Problem to solve
The data below should be restated word for word, with every picture omitted.
===== Dataset extract
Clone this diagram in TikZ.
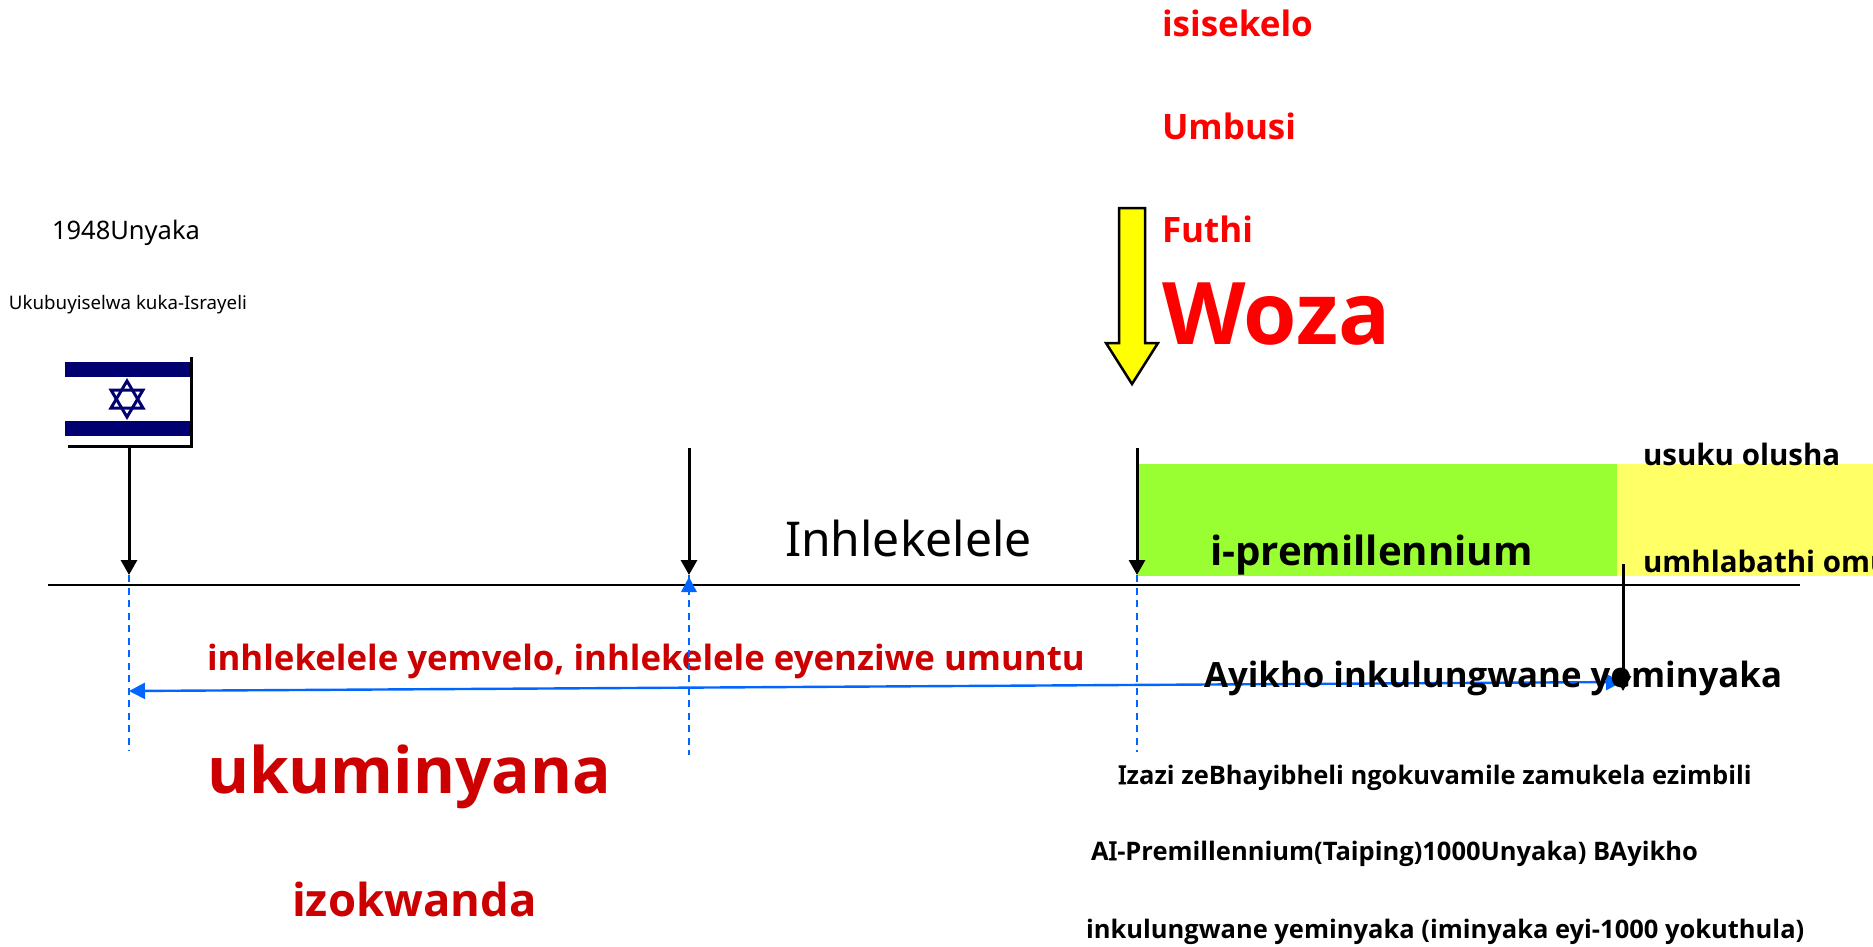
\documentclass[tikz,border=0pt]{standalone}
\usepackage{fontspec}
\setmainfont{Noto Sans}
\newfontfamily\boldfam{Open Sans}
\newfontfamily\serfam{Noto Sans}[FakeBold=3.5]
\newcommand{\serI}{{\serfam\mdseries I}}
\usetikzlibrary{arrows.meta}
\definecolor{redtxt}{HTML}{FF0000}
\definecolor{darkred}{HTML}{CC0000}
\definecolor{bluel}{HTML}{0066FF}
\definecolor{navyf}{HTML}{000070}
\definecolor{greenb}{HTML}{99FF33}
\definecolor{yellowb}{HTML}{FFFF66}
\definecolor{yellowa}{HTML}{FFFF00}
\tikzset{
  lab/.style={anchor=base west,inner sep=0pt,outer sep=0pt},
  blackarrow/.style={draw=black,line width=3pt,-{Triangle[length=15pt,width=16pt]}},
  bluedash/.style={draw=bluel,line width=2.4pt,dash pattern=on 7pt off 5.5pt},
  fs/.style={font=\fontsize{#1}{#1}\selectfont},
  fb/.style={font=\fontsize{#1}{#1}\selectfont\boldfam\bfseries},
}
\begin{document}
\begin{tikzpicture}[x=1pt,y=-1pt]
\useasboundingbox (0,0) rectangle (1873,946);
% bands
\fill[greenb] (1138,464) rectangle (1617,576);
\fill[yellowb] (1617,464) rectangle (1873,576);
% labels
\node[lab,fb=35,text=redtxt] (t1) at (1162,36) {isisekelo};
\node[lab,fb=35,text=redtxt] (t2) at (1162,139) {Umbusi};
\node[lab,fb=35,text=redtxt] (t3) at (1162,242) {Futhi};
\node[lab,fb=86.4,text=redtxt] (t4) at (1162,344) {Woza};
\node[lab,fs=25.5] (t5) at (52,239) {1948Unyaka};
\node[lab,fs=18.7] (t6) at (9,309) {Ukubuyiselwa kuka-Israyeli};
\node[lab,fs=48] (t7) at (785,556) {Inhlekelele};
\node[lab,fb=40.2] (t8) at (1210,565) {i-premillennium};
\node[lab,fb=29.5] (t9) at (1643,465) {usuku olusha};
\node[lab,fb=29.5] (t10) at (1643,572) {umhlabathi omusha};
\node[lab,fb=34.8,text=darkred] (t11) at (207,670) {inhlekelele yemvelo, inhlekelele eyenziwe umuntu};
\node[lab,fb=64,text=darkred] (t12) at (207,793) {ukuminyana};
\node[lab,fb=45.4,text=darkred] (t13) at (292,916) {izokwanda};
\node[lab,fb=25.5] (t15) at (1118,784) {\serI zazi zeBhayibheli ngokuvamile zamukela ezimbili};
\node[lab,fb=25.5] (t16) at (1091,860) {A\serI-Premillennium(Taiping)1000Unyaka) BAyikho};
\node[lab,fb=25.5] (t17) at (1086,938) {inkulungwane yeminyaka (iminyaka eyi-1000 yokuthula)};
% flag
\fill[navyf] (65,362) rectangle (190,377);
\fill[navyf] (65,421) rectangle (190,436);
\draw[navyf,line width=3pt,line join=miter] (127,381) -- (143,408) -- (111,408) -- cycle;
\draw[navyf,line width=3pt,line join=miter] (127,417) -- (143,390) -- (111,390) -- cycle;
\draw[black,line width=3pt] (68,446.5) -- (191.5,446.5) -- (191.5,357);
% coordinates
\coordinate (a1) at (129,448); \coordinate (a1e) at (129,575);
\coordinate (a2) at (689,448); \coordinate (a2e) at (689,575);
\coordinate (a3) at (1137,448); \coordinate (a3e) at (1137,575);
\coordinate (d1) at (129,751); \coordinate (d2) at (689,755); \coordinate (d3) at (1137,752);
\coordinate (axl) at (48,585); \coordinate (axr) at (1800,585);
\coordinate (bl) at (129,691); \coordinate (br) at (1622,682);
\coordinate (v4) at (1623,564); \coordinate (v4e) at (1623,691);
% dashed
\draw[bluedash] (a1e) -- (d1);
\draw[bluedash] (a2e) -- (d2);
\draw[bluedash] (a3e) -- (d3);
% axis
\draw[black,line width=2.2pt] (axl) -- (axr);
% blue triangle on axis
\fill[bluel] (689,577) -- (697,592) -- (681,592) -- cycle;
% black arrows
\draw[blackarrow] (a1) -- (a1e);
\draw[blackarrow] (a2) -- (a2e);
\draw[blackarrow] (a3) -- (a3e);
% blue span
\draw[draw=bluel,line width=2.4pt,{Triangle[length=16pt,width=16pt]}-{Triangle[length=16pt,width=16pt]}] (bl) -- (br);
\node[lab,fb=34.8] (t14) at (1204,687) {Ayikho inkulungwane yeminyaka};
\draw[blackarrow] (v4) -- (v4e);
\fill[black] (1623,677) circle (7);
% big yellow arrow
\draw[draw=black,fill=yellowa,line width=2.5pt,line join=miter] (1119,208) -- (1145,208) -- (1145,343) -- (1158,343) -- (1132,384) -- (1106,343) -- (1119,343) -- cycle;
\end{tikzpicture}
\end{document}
==========
Response
Clone this diagram in TikZ.
\documentclass[tikz,border=0pt]{standalone}
\usepackage{fontspec}
\setmainfont{Noto Sans}
\newfontfamily\boldfam{Open Sans}
\newfontfamily\serfam{Noto Sans}[FakeBold=3.5]
\newcommand{\serI}{{\serfam\mdseries I}}
\usetikzlibrary{arrows.meta}
\definecolor{redtxt}{HTML}{FF0000}
\definecolor{darkred}{HTML}{CC0000}
\definecolor{bluel}{HTML}{0066FF}
\definecolor{navyf}{HTML}{000070}
\definecolor{greenb}{HTML}{99FF33}
\definecolor{yellowb}{HTML}{FFFF66}
\definecolor{yellowa}{HTML}{FFFF00}
\tikzset{
  lab/.style={anchor=base west,inner sep=0pt,outer sep=0pt},
  blackarrow/.style={draw=black,line width=3pt,-{Triangle[length=15pt,width=16pt]}},
  bluedash/.style={draw=bluel,line width=2.4pt,dash pattern=on 7pt off 5.5pt},
  fs/.style={font=\fontsize{#1}{#1}\selectfont},
  fb/.style={font=\fontsize{#1}{#1}\selectfont\boldfam\bfseries},
}
\begin{document}
\begin{tikzpicture}[x=1pt,y=-1pt]
\useasboundingbox (0,0) rectangle (1873,946);
% bands
\fill[greenb] (1138,464) rectangle (1617,576);
\fill[yellowb] (1617,464) rectangle (1873,576);
% labels
\node[lab,fb=35,text=redtxt] (t1) at (1162,36) {isisekelo};
\node[lab,fb=35,text=redtxt] (t2) at (1162,139) {Umbusi};
\node[lab,fb=35,text=redtxt] (t3) at (1162,242) {Futhi};
\node[lab,fb=86.4,text=redtxt] (t4) at (1162,344) {Woza};
\node[lab,fs=25.5] (t5) at (52,239) {1948Unyaka};
\node[lab,fs=18.7] (t6) at (9,309) {Ukubuyiselwa kuka-Israyeli};
\node[lab,fs=48] (t7) at (785,556) {Inhlekelele};
\node[lab,fb=40.2] (t8) at (1210,565) {i-premillennium};
\node[lab,fb=29.5] (t9) at (1643,465) {usuku olusha};
\node[lab,fb=29.5] (t10) at (1643,572) {umhlabathi omusha};
\node[lab,fb=34.8,text=darkred] (t11) at (207,670) {inhlekelele yemvelo, inhlekelele eyenziwe umuntu};
\node[lab,fb=64,text=darkred] (t12) at (207,793) {ukuminyana};
\node[lab,fb=45.4,text=darkred] (t13) at (292,916) {izokwanda};
\node[lab,fb=25.5] (t15) at (1118,784) {\serI zazi zeBhayibheli ngokuvamile zamukela ezimbili};
\node[lab,fb=25.5] (t16) at (1091,860) {A\serI-Premillennium(Taiping)1000Unyaka) BAyikho};
\node[lab,fb=25.5] (t17) at (1086,938) {inkulungwane yeminyaka (iminyaka eyi-1000 yokuthula)};
% flag
\fill[navyf] (65,362) rectangle (190,377);
\fill[navyf] (65,421) rectangle (190,436);
\draw[navyf,line width=3pt,line join=miter] (127,381) -- (143,408) -- (111,408) -- cycle;
\draw[navyf,line width=3pt,line join=miter] (127,417) -- (143,390) -- (111,390) -- cycle;
\draw[black,line width=3pt] (68,446.5) -- (191.5,446.5) -- (191.5,357);
% coordinates
\coordinate (a1) at (129,448); \coordinate (a1e) at (129,575);
\coordinate (a2) at (689,448); \coordinate (a2e) at (689,575);
\coordinate (a3) at (1137,448); \coordinate (a3e) at (1137,575);
\coordinate (d1) at (129,751); \coordinate (d2) at (689,755); \coordinate (d3) at (1137,752);
\coordinate (axl) at (48,585); \coordinate (axr) at (1800,585);
\coordinate (bl) at (129,691); \coordinate (br) at (1622,682);
\coordinate (v4) at (1623,564); \coordinate (v4e) at (1623,691);
% dashed
\draw[bluedash] (a1e) -- (d1);
\draw[bluedash] (a2e) -- (d2);
\draw[bluedash] (a3e) -- (d3);
% axis
\draw[black,line width=2.2pt] (axl) -- (axr);
% blue triangle on axis
\fill[bluel] (689,577) -- (697,592) -- (681,592) -- cycle;
% black arrows
\draw[blackarrow] (a1) -- (a1e);
\draw[blackarrow] (a2) -- (a2e);
\draw[blackarrow] (a3) -- (a3e);
% blue span
\draw[draw=bluel,line width=2.4pt,{Triangle[length=16pt,width=16pt]}-{Triangle[length=16pt,width=16pt]}] (bl) -- (br);
\node[lab,fb=34.8] (t14) at (1204,687) {Ayikho inkulungwane yeminyaka};
\draw[blackarrow] (v4) -- (v4e);
\fill[black] (1623,677) circle (7);
% big yellow arrow
\draw[draw=black,fill=yellowa,line width=2.5pt,line join=miter] (1119,208) -- (1145,208) -- (1145,343) -- (1158,343) -- (1132,384) -- (1106,343) -- (1119,343) -- cycle;
\end{tikzpicture}
\end{document}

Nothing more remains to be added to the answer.